** begin **

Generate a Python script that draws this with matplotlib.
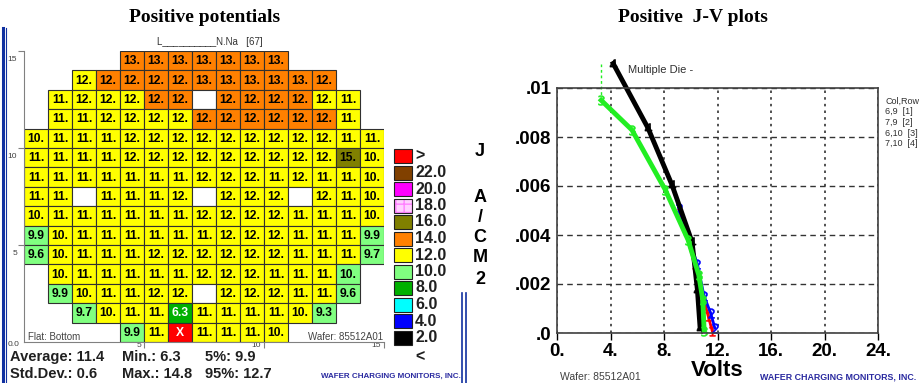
import numpy as np
import matplotlib.pyplot as plt
from matplotlib.patches import Rectangle
from matplotlib.transforms import ScaledTranslation

plt.rcParams['font.family'] = ['Liberation Sans', 'DejaVu Sans']

# die map, top row first; None = off wafer, '' = untested die, 'X' = failed die
N = None
die_rows = [
    [N, N, N, N, 12.9, 12.9, 12.9, 12.9, 12.9, 12.9, 12.9, N, N, N, N],
    [N, N, 11.8, 12.2, 12.2, 12.2, 12.2, 12.9, 12.9, 12.9, 12.9, 12.9, 12.3, N, N],
    [N, 11.0, 11.8, 11.8, 11.8, 12.2, 12.2, '', 12.2, 12.2, 12.2, 12.2, 11.8, 11.0, N],
    [N, 11.0, 11.0, 11.8, 11.8, 11.8, 11.8, 12.2, 12.2, 12.2, 12.2, 12.2, 12.2, 11.0, N],
    [10.4, 11.0, 11.0, 11.0, 11.8, 11.8, 11.8, 11.8, 11.8, 11.8, 11.8, 11.8, 11.8, 11.0, 11.0],
    [11.0, 11.0, 11.0, 11.0, 11.8, 11.8, 11.8, 11.8, 11.8, 11.8, 11.8, 11.8, 11.8, 14.8, 10.4],
    [11.0, 11.0, 11.0, 11.0, 11.0, 11.0, 11.0, 11.8, 11.8, 11.8, 11.0, 11.8, 11.0, 11.0, 10.4],
    [11.0, 11.0, '', 11.0, 11.0, 11.0, 11.8, '', 11.8, 11.8, 11.8, '', 11.8, 11.0, 10.4],
    [10.4, 11.0, 11.0, 11.0, 11.0, 11.0, 11.0, 11.8, 11.8, 11.8, 11.8, 11.0, 11.0, 11.0, 10.4],
    [9.9, 10.4, 11.0, 11.0, 11.0, 11.0, 11.0, 11.0, 11.8, 11.8, 11.8, 11.0, 11.0, 11.0, 9.9],
    [9.6, 10.4, 11.0, 11.0, 11.0, 11.8, 11.8, 11.8, 11.8, 11.8, 11.8, 11.0, 11.0, 11.0, 9.7],
    [N, 10.4, 11.0, 11.0, 11.0, 11.0, 11.0, 11.8, 11.8, 11.8, 11.0, 11.0, 11.0, 9.97, N],
    [N, 9.9, 10.4, 11.0, 11.0, 11.8, 11.8, '', 11.8, 11.8, 11.8, 11.0, 11.0, 9.6, N],
    [N, N, 9.7, 10.4, 11.0, 11.0, 6.3, 11.0, 11.0, 11.0, 11.0, 10.4, 9.3, N, N],
    [N, N, N, N, 9.9, 11.0, 'X', 11.0, 11.0, 11.0, 10.4, N, N, N, N],
]

scale_labels = ['>', '22.0', '20.0', '18.0', '16.0', '14.0', '12.0', '10.0',
                '8.0', '6.0', '4.0', '2.0', '<']
scale_colors = ['#ff0000', '#804000', '#ff00ff', '#ffd0ff', '#808000', '#ff8000',
                '#ffff00', '#80ff80', '#00b000', '#00ffff', '#0000ff', '#000000', None]
scale_limits = [22.0, 20.0, 18.0, 16.0, 14.0, 12.0, 10.0, 8.0, 6.0, 4.0, 2.0]

stats = [('Average: 11.4', 'Std.Dev.: 0.6'), ('Min.: 6.3', 'Max.: 14.8'), ('5%: 9.9', '95%: 12.7')]

# J-V curves, one per die
die_names = ['6,9  [1]', '7,9  [2]', '6,10  [3]', '7,10  [4]']
die_colors = ['#ff0000', '#0000ff', '#22ee22', '#000000']
volts = [
    [9.2, 10.3, 10.9, 11.3, 11.6],
    [9.1, 10.5, 11.0, 11.5, 11.8],
    [3.3, 5.6, 8.1, 9.8, 10.6, 10.9, 11.0],
    [4.2, 6.8, 8.6, 10.1, 10.5, 10.7],
]
jdens = [
    [0.0049, 0.0028, 0.0015, 0.0007, 0.0001],
    [0.0051, 0.0028, 0.0015, 0.0008, 0.0002],
    [0.0095, 0.00829, 0.00584, 0.0038, 0.00237, 0.00135, 0.0001],
    [0.0110, 0.00837, 0.00604, 0.00371, 0.00175, 0.0002],
]
green_top = 0.0110


def cell_color(v):
    col = scale_colors[0]
    for lim, c in zip(scale_limits, scale_colors[1:]):
        if v <= lim:
            col = c
    return col


def cell_text(v):
    return f'{v:.0f}.' if v >= 9.95 else f'{v:.1f}'


W, H = 924, 383
fig = plt.figure(figsize=(W / 100, H / 100), dpi=100)


def px_axes(x0, y0, x1, y1):
    return fig.add_axes([x0 / W, 1 - y1 / H, (x1 - x0) / W, (y1 - y0) / H])


def shift(artist, dx, dy):
    # nudge by pixels (dy positive = down)
    artist.set_transform(artist.get_transform()
                         + ScaledTranslation(dx / 100, -dy / 100, fig.dpi_scale_trans))


# ---- wafer map ----
ax = px_axes(24, 51, 384, 342)
ax.set_facecolor('none')
ax.set_xlim(0, 15)
ax.set_ylim(0, 15)
nrows = len(die_rows)
for i, row in enumerate(die_rows):
    y = nrows - 1 - i
    for x, v in enumerate(row):
        if v is None:
            continue
        if v == '':
            fc, txt, tc = 'white', '', 'black'
        elif v == 'X':
            fc, txt, tc = '#ff0000', 'X', 'white'
        else:
            fc, txt = cell_color(v), cell_text(v)
            tc = 'white' if v < 8 else 'black'
        ax.add_patch(Rectangle((x, y), 1, 1, facecolor=fc, edgecolor='#303030', lw=0.8))
        if txt:
            ax.text(x + 0.5, y + 0.47, txt, ha='center', va='center', fontsize=8.7,
                    fontweight='bold', color=tc)
for s in ['top', 'right']:
    ax.spines[s].set_visible(False)
for s in ['left', 'bottom']:
    ax.spines[s].set_color('#808080')
ax.set_xticks([5, 10, 15], ['5', '10', '15'])
ax.set_yticks([5, 10, 15], ['5', '10', '15'])
ax.tick_params(axis='both', length=4, width=0.8, color='#808080', labelsize=6, labelcolor='#404040')
ax.tick_params(axis='x', pad=-4)
ax.tick_params(axis='y', pad=1)
for lbl in ax.get_xticklabels():
    lbl.set_ha('right')
    shift(lbl, -3, 0)
for lbl in ax.get_yticklabels():
    lbl.set_va('top')
    shift(lbl, 0, 5)

# ---- J-V plot ----
bx = px_axes(557, 88, 878, 333)
bx.set_facecolor('none')
bx.set_xlim(0, 24)
bx.set_ylim(0, 0.01)
bx.set_xticks(np.arange(0, 25, 4), [f'{t}.' for t in range(0, 25, 4)])
bx.set_yticks([0, 0.002, 0.004, 0.006, 0.008, 0.01],
              ['.0', '.002', '.004', '.006', '.008', '.01'])
bx.tick_params(axis='x', length=5, width=1, labelsize=13.5, pad=2)
bx.tick_params(axis='y', length=0, labelsize=13.5, pad=4)
for lbl in bx.get_xticklabels() + bx.get_yticklabels():
    lbl.set_fontweight('bold')
bx.grid(axis='y', ls=(0, (4, 3)), color='#333333', lw=1)
bx.grid(axis='x', ls=(0, (1.5, 2.5)), color='#333333', lw=1.2)
for s in bx.spines.values():
    s.set_color('#404040')
    s.set_linewidth(1.2)
bx.set_xlabel('Volts', fontsize=16, fontweight='bold', labelpad=0)
bx.plot([volts[2][0], volts[2][0]], [jdens[2][0], green_top], color=die_colors[2],
        lw=1, ls=(0, (2, 2)), clip_on=False)
for k in [0, 1, 3, 2]:
    lw = 3.5 if k >= 2 else 2
    bx.plot(volts[k], jdens[k], color=die_colors[k], lw=lw, clip_on=False,
            marker=f'${k + 1}$', ms=7, mec=die_colors[k], mfc=die_colors[k], mew=0.4)

# ---- page decorations in pixel units ----
ov = fig.add_axes([0, 0, 1, 1])
ov.set_xlim(0, W)
ov.set_ylim(H, 0)
ov.axis('off')
ov.set_facecolor('none')

ov.text(205, 18, 'Positive potentials', ha='center', va='center', fontsize=14,
        fontweight='bold', family='Liberation Serif')
ov.text(693, 18, 'Positive  J-V plots', ha='center', va='center', fontsize=14,
        fontweight='bold', family='Liberation Serif')

ov.plot([3, 3], [28, 383], color='#1030a0', lw=2.2)
ov.plot([6, 6], [28, 383], color='#1030a0', lw=0.8)
ov.plot([462, 462], [293, 383], color='#1030a0', lw=1.2)
ov.plot([466, 466], [293, 383], color='#1030a0', lw=1.2)

ov.text(157, 42, 'L__________N.Na   [67]', ha='left', va='center', fontsize=7, color='#333333')
ov.text(28, 337, 'Flat: Bottom', ha='left', va='center', fontsize=7, color='#444444')
ov.text(383, 337, 'Wafer: 85512A01', ha='right', va='center', fontsize=7, color='#444444')
ov.text(20, 345, '0.0', ha='right', va='center', fontsize=6, color='#404040')

# colour scale
for i, (lab, col) in enumerate(zip(scale_labels, scale_colors)):
    yc = 156 + i * 16.5
    if col is not None:
        if lab == '18.0':
            ov.add_patch(Rectangle((394, yc - 7), 18, 14, facecolor=col, edgecolor='#ff80ff',
                                   lw=0, hatch='++'))
            ov.add_patch(Rectangle((394, yc - 7), 18, 14, facecolor='none',
                                   edgecolor='#202020', lw=0.8))
        else:
            ov.add_patch(Rectangle((394, yc - 7), 18, 14, facecolor=col, edgecolor='#202020',
                                   lw=0.8))
    ov.text(415, yc + (3 if lab == '<' else 0), lab, ha='left', va='center',
            fontsize=11.5, fontweight='bold', color='#202020')

for i, (a, b) in enumerate(stats):
    x0 = [10, 122, 205][i]
    ov.text(x0, 357, a, ha='left', va='center', fontsize=10.5, fontweight='bold', color='#202020')
    ov.text(x0, 374, b, ha='left', va='center', fontsize=10.5, fontweight='bold', color='#202020')

ov.text(321, 376, 'WAFER CHARGING MONITORS, INC.', ha='left', va='center', fontsize=5.8,
        fontweight='bold', color='#2a2aa0')
ov.text(760, 377, 'WAFER CHARGING MONITORS, INC.', ha='left', va='center', fontsize=6.4,
        fontweight='bold', color='#2a2aa0')
ov.text(560, 377, 'Wafer: 85512A01', ha='left', va='center', fontsize=7.5, color='#404040')

# stacked y label of the J-V plot
for ch, yc in zip(['J', 'A', '/', 'C', 'M', '2'], [152, 198, 218, 238, 258, 280]):
    ov.text(480, yc, ch, ha='center', va='center', fontsize=13, fontweight='bold')

ov.text(628, 70, 'Multiple Die -', ha='left', va='center', fontsize=8, color='#303030')
ov.text(885, 101, 'Col,Row', ha='left', va='center', fontsize=6.5, color='#303030')
for i, name in enumerate(die_names):
    ov.text(885, 112 + i * 10.5, name, ha='left', va='center', fontsize=6.5, color='#303030')

fig.savefig('out.png', dpi=100)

** end **

**Problem requirements**
Starting at the top of the listing above, please restate word for word each line up to and including the one that holds "plt.rcParams['font.family'] = ['Liberation", omitting every image.

**Correct answer**
Generate a Python script that draws this with matplotlib.
import numpy as np
import matplotlib.pyplot as plt
from matplotlib.patches import Rectangle
from matplotlib.transforms import ScaledTranslation

plt.rcParams['font.family'] = ['Liberation Sans', 'DejaVu Sans']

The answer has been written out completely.